Yukarıda saydığımız kuşların dışında aslında bir kuş sayılması gerektiği halde divan edebiyatında, güftelerde, şarkılarda yer almış bahar ve yaz mehtaplarında geceleri sahne alan ve İstanbullular tarafından çok sevilen bülbülü de ayrı ve özel olarak nitelendirmek gerekir.
Orman İdaresi tarafından son yıllarda İstanbul çevresinde sülün, keklik gibi kuşlar yetiştirilip doğaya salınmaktadır.
İstanbul’un Balıkları
İstanbul korularının en makbul kuşu nasıl bülbül ise, İstanbul’un balığı ise lüferdir. Hatta İstanbullular lüfer muhabbeti ile bilinir, Lüfer merak ile tanınırlar. Defne yaprağı, çinekop, sarıkanat, lüfer ve kofana olarak isimlendirilen aynı familya balıkları, sonbaharda İstanbul boğazında geçiş yapar. Boğaziçi’nin göçmen özelliğinde olan bütün balıkları, ilkbaharda Karadeniz’e geçip balıkçı tabiri ile yaylaya çıkarlar, sonbaharda ise beslenmiş ve yağlanmış olarak Boğaz’dan aşağıya, Marmara’ya inerler. Bu dönem balıkçılık açısından en hareketli ve balık mutfağı bakımından en bereketli dönemdir. Çingene palamudu, torik olana kadar yakalanır, torik olunca tuzlu balık “lakerda” yapılır. Uskumru,_kalkan, tekir, barbunya, sardalya, gümüş, levrek, kılıç, kefal, kırlangıç, karagöz, zarganajspari, izmarit, İstanbul’un en çok bilinen balıklarıdır. Ne yazık ki gün geçtikçe azalmakta ve artık istavrit, mezgit, hamsi ve denizanası dışında çok fazla deniz mahsulüne rastlanamamaktadır.

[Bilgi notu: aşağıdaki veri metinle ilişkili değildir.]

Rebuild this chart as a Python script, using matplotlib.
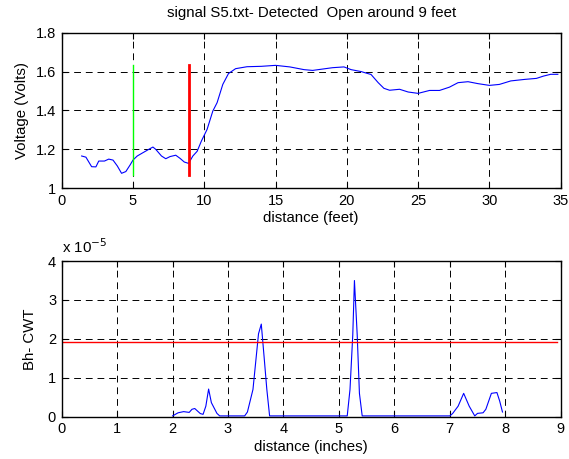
import matplotlib

matplotlib.use("Agg")
import matplotlib.pyplot as plt

plt.rcParams["font.family"] = ["Liberation Sans", "DejaVu Sans"]

# top panel: voltage along the cable (feet)
feet = [
    1.4, 1.7, 2.1, 2.4, 2.6, 3.0, 3.3, 3.6, 3.9, 4.2, 4.5, 4.8, 5.0, 5.3,
    5.7, 6.2, 6.4, 6.6, 7.0, 7.3, 7.6, 8.0, 8.3, 8.6, 8.9, 9.2, 9.5, 9.8,
    10.2, 10.6, 10.9, 11.3, 11.7, 12.2, 13.0, 14.0, 15.0, 16.0, 17.0, 17.6,
    18.0, 19.0, 19.8, 20.3, 21.0, 21.7, 22.2, 22.6, 23.0, 23.7, 24.3, 25.0,
    25.8, 26.5, 27.2, 27.8, 28.5, 29.2, 30.0, 30.7, 31.5, 32.5, 33.3, 33.8,
    34.3, 34.8,
]
volts = [
    1.166, 1.16, 1.111, 1.11, 1.14, 1.14, 1.15, 1.145, 1.115, 1.077, 1.086,
    1.12, 1.145, 1.166, 1.183, 1.204, 1.212, 1.20, 1.166, 1.152, 1.163, 1.17,
    1.154, 1.135, 1.128, 1.166, 1.19, 1.243, 1.303, 1.397, 1.44, 1.534, 1.59,
    1.615, 1.625, 1.627, 1.632, 1.624, 1.61, 1.606, 1.61, 1.62, 1.624, 1.61,
    1.60, 1.585, 1.543, 1.514, 1.504, 1.509, 1.495, 1.488, 1.503, 1.503,
    1.52, 1.543, 1.548, 1.538, 1.529, 1.534, 1.552, 1.56, 1.565, 1.577,
    1.586, 1.586,
]
marker_green = 5.0
marker_red = 8.9
marker_span = [1.07, 1.635]

# bottom panel: CWT coefficient (units of 1e-5)
inches = [
    2.0, 2.1, 2.2, 2.3, 2.35, 2.4, 2.5, 2.55, 2.6, 2.65, 2.7, 2.8, 2.85,
    3.3, 3.35, 3.45, 3.55, 3.6, 3.65, 3.7, 3.75, 5.15, 5.2, 5.25, 5.28,
    5.33, 5.37, 5.42, 7.0, 7.05, 7.15, 7.25, 7.35, 7.45, 7.5, 7.6, 7.65,
    7.75, 7.85, 7.9, 7.95,
]
cwt = [
    0.02, 0.10, 0.13, 0.11, 0.19, 0.21, 0.08, 0.06, 0.27, 0.71, 0.36, 0.085,
    0.02, 0.02, 0.12, 0.70, 2.13, 2.38, 1.55, 0.70, 0.02, 0.02, 0.70, 2.1,
    3.5, 2.1, 0.6, 0.02, 0.02, 0.08, 0.27, 0.60, 0.27, 0.02, 0.085, 0.10,
    0.19, 0.60, 0.62, 0.40, 0.12,
]
threshold = 1.91
threshold_x = [0, 8.93]

LABEL_SIZE = 10.8
TICK_SIZE = 10.5


def _style_axis(axis, xticks, yticks):
    axis.set_xticks(xticks)
    axis.set_yticks(yticks)
    axis.set_xlim(xticks[0], xticks[-1])
    axis.set_ylim(yticks[0], yticks[-1])
    axis.tick_params(
        direction="in",
        top=True,
        right=True,
        length=4,
        width=0.8,
        labelsize=TICK_SIZE,
        pad=4,
    )
    axis.grid(
        True,
        color="black",
        linestyle=(0, (7, 5)),
        linewidth=0.7,
    )
    axis.set_axisbelow(True)
    for spine in axis.spines.values():
        spine.set_linewidth(1.0)


figure = plt.figure(figsize=(5.69, 4.59), dpi=100)

top = figure.add_axes([0.1084, 0.5898, 0.877, 0.339])
top.plot(feet, volts, color="blue", linewidth=0.8)
top.plot(
    [marker_green, marker_green],
    marker_span,
    color="lime",
    linewidth=1.0,
)
top.plot(
    [marker_red, marker_red],
    marker_span,
    color="red",
    linewidth=2.0,
)
_style_axis(
    top,
    [0, 5, 10, 15, 20, 25, 30, 35],
    [1, 1.2, 1.4, 1.6, 1.8],
)
top.set_yticklabels(["1", "1.2", "1.4", "1.6", "1.8"])
top.set_xlabel("distance (feet)", fontsize=LABEL_SIZE, labelpad=2)
top.set_ylabel("Voltage (Volts)", fontsize=LABEL_SIZE, labelpad=5)
top.set_title(
    "signal S5.txt- Detected  Open around 9 feet",
    fontsize=LABEL_SIZE,
    pad=11,
)

bottom = figure.add_axes([0.1084, 0.0922, 0.877, 0.339])
bottom.plot(inches, cwt, color="blue", linewidth=0.8)
bottom.plot(
    threshold_x,
    [threshold, threshold],
    color="red",
    linewidth=1.0,
)
_style_axis(
    bottom,
    [0, 1, 2, 3, 4, 5, 6, 7, 8, 9],
    [0, 1, 2, 3, 4],
)
bottom.set_xlabel("distance (inches)", fontsize=LABEL_SIZE, labelpad=3)
bottom.set_ylabel("Bh- CWT", fontsize=LABEL_SIZE, labelpad=8)
bottom.text(
    0.0,
    1.03,
    "x 10$^{-5}$",
    transform=bottom.transAxes,
    fontsize=LABEL_SIZE,
    ha="left",
    va="bottom",
)

figure.savefig("out.png", dpi=100)
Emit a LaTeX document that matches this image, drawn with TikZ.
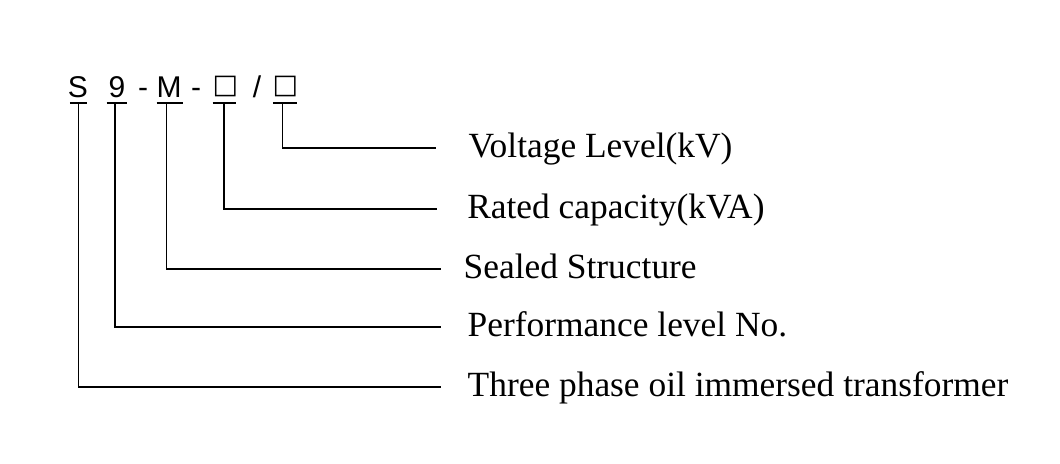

İstanbullu balıkçılar bir köpekbalığı cinsi olan camgözden pek fazla hoşlanmazlar ama balıkları kaçırıp, balıkçılara imkân tanımadığı hâlde yunus balığını ise her zaman “uğurlu” sayarlar.
Şehirde kıyıdan olta balıkçılığı her zaman ve her dönemde yapılagelmiştir ve Galata Köprüsü’nde, Boğaziçi’nde, akıntı burunlarında balık tutan İstanbullular, İstanbul’un fotoğrafının daimi bir pozu olmuştur.
Diğer Hayvanlar
Bir zamanlar İstanbul koru ve ormanlarında çokça rastlanan çakal, tilki, tavşan, gelincik, kirpi, köstebek, kaplumbağa gibi hayvanlar gün geçtikçe azalmakta, buna karşılık yine Orman İdaresi tarafından karacalar yetiştirilip doğaya salınmaktadır.
İstanbulluların Gülhane Parkı içerisinde bulunan eski hayvanat bahçesi ne yazık ki kapatılmıştır ve şehrin yakınlarında ancak Bayramoğlu’nda bir hayvanat bahçesi yer alır.